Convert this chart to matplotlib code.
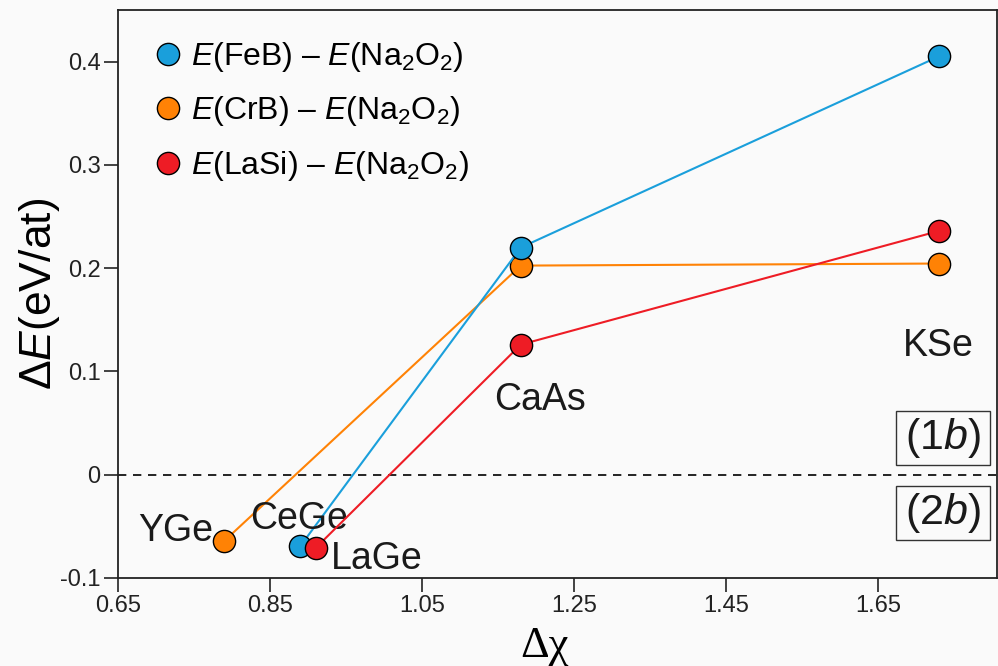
import matplotlib
matplotlib.use("Agg")
import matplotlib.pyplot as plt
from matplotlib.lines import Line2D
from matplotlib.patches import Rectangle

plt.rcParams["font.family"] = ["Liberation Sans", "DejaVu Sans"]
plt.rcParams["mathtext.fontset"] = "custom"
plt.rcParams["mathtext.rm"] = "Liberation Sans"
plt.rcParams["mathtext.it"] = "Liberation Sans:italic"

# data: delta chi of each compound, energy differences (eV/at)
compounds = ["YGe", "CeGe", "LaGe", "CaAs", "KSe"]
dchi = {"YGe": 0.79, "CeGe": 0.89, "LaGe": 0.91, "CaAs": 1.18, "KSe": 1.73}

feb_x = [0.89, 1.18, 1.73]
feb_y = [-0.069, 0.220, 0.405]
crb_x = [0.79, 1.18, 1.73]
crb_y = [-0.064, 0.2025, 0.2045]
lasi_x = [0.91, 1.18, 1.73]
lasi_y = [-0.071, 0.126, 0.236]

xticks = [0.65, 0.85, 1.05, 1.25, 1.45, 1.65]
yticks = [-0.1, 0, 0.1, 0.2, 0.3, 0.4]
ytick_labels = ["-0.1", "0", "0.1", "0.2", "0.3", "0.4"]

c_blue = "#1a9fdb"
c_orange = "#ff8205"
c_red = "#ee1c25"

W, H = 998, 666
fig = plt.figure(figsize=(W / 100, H / 100), dpi=100)
fig.patch.set_facecolor("#fafafa")
ax = fig.add_axes([118 / W, 1 - 578 / H, (997 - 118) / W, (578 - 10) / H])
ax.set_facecolor("#fafafa")

mk = dict(marker="o", markersize=16, markeredgecolor="black", markeredgewidth=1.0, lw=1.5)
ax.plot(crb_x, crb_y, color=c_orange, markerfacecolor=c_orange, zorder=3, **mk)
ax.plot(lasi_x, lasi_y, color=c_red, markerfacecolor=c_red, zorder=4, **mk)
ax.plot(feb_x, feb_y, color=c_blue, markerfacecolor=c_blue, zorder=3, **mk)

ax.axhline(0, color="black", lw=1.2, ls=(0, (5, 4)), zorder=1)

ax.set_xlim(0.65, 0.65 + (997 - 118) / 760)
ax.set_ylim(-0.1, 0.45)
ax.set_xticks(xticks)
ax.set_xticklabels([f"{t:.2f}" for t in xticks])
ax.set_yticks(yticks)
ax.set_yticklabels(ytick_labels)
ax.tick_params(axis="both", direction="out", length=10, width=1.2, labelsize=17,
               colors="#222222", pad=2.5)
for s in ax.spines.values():
    s.set_linewidth(1.3)
    s.set_color("#222222")

# compound labels (offsets in pixels, baseline anchored)
lab = dict(fontsize=27, color="#1a1a1a", textcoords="offset pixels",
           ha="center", va="baseline")
ax.annotate("YGe", (dchi["YGe"], crb_y[0]), xytext=(-49, 0), **lab)
ax.annotate("CeGe", (dchi["CeGe"], feb_y[0]), xytext=(-1, 17), **lab)
ax.annotate("LaGe", (dchi["LaGe"], lasi_y[0]), xytext=(61, -21), **lab)
ax.annotate("CaAs", (dchi["CaAs"], lasi_y[1]), xytext=(19, -65), **lab)
ax.annotate("KSe", (dchi["KSe"], crb_y[2]), xytext=(0, -92), **lab)

# region boxes (1b) above and (2b) below the zero line
for txt, top in ((r"(1$b$)", 411), (r"(2$b$)", 486)):
    fig.patches.append(Rectangle((896 / W, 1 - (top + 54) / H), 94 / W, 54 / H,
                                 transform=fig.transFigure, fill=False,
                                 ec="#333333", lw=1.0, zorder=5))
    fig.text(943 / W, 1 - (top + 27) / H, txt, fontsize=31, ha="center",
             va="center", color="#1a1a1a")

handles = [
    Line2D([], [], ls="none", marker="o", markersize=16, markerfacecolor=c, markeredgecolor="black")
    for c in (c_blue, c_orange, c_red)
]
names = [r"$E$(FeB) – $E$(Na$_2$O$_2$)", r"$E$(CrB) – $E$(Na$_2$O$_2$)",
         r"$E$(LaSi) – $E$(Na$_2$O$_2$)"]
ax.legend(handles, names, loc="upper left", bbox_to_anchor=(0.0137, 0.998), frameon=False,
          fontsize=23, handlelength=0.6, handletextpad=0.4, labelspacing=0.64,
          borderaxespad=0.5, borderpad=0.4)

ax.set_ylabel(r"$\Delta E$(eV/at)", fontsize=32, labelpad=-1)
fig.text(545 / W, 1 - 646 / H, "Δχ", family="Liberation Serif", fontsize=32,
         ha="center", va="center")

fig.savefig("out.png", dpi=100, facecolor=fig.get_facecolor())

DIRECTION »
Check each line above for the word "matplotlib" and say how many have it, with nothing else.

THE SOLUTION »
6